Che cosa manca alla nostra umanità se perdiamo quella fiducia che brilla nel volto di un bambino quando lo avviciniamo lieti e sorridenti? Persino le nostre assemblee liturgiche rimangono pervase da una seriosità compassata, una inespressività di volti e gesti; facce uguali dall’inizio alla fine, immobili di fronte all’annuncio, non più sorprese dal Padre che sta nei cieli e che non schiaccia con onnipotenza, ma accarezza con benignità. La sacralità ci ammutolisce, la partecipazione al dolore di un amico che ha perso il padre o la madre ci impaccia, la freddezza del cuore ci inibisce.
Eppure Lui è venuto. Cristo si è seduto alla nostra tavola e ancora si autoinvita come con Zaccheo e amici santi e peccatori. In qualche parte del mondo ancora si respira la sua presenza, si diventa amici e fratelli nel suo nome, si soccorre il prossimo senza contraccambio, si creano luoghi di vita, accoglienza, sanità, letizia dove non occorrono droghe leggere o pesanti per provocare la festa. Ancora uomini e donne stanno davanti a Lui con dedizione totale, adorandolo nel corpo eucaristico e servendolo nelle membra dei poveri.
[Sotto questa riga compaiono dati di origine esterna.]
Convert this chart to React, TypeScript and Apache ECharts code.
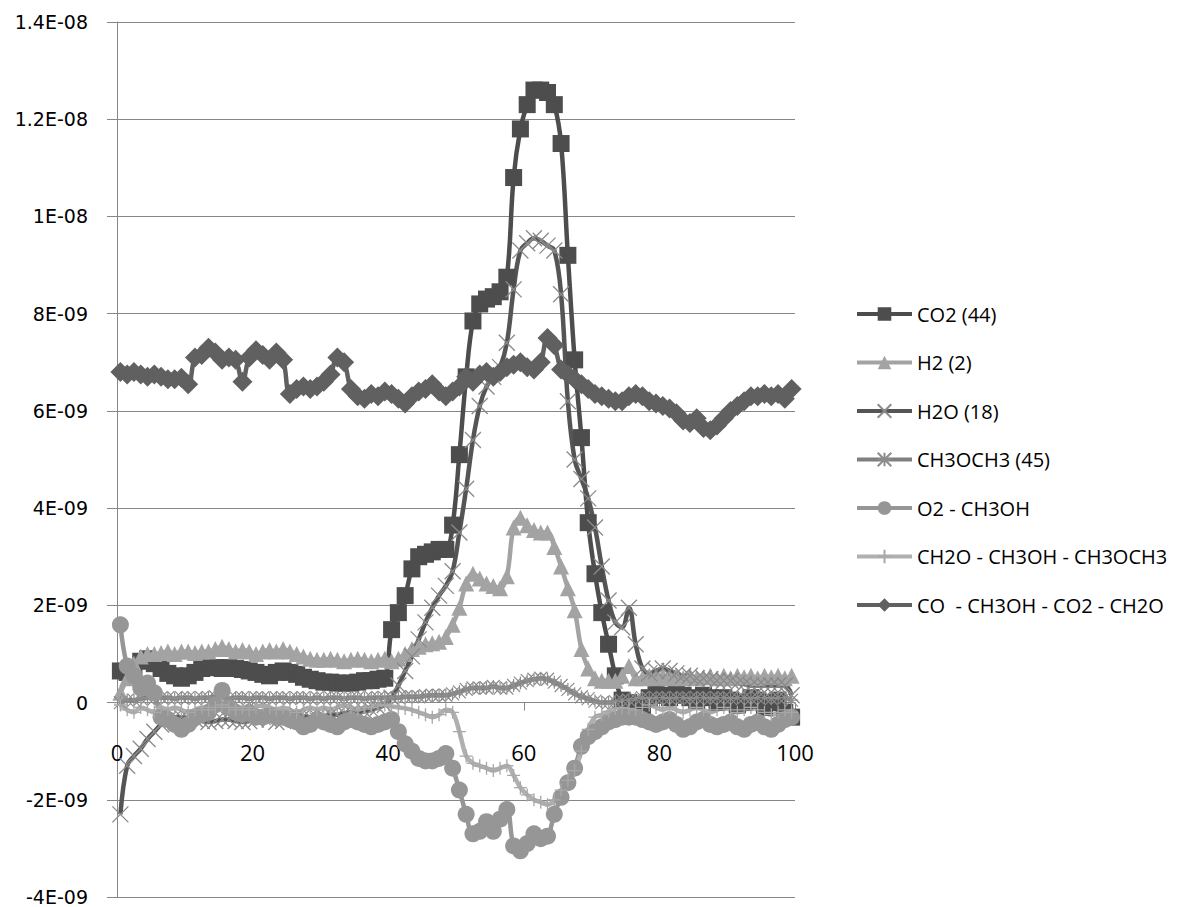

L’aria del Vangelo soffia anche sulle vele di chi non si professa cristiano ma ne avverte il profumo. Che cosa possiamo dunque desiderare per avere una vita buona? Che cosa soccorre le famiglie, la società, il mondo? Come ai primi tempi, la presenza di Gesù ridesta il senso della vita, dona sapore ai rapporti, slancio alla dedizione, ardore al dono di sé. Nel mondo d’oggi, come all’inizio.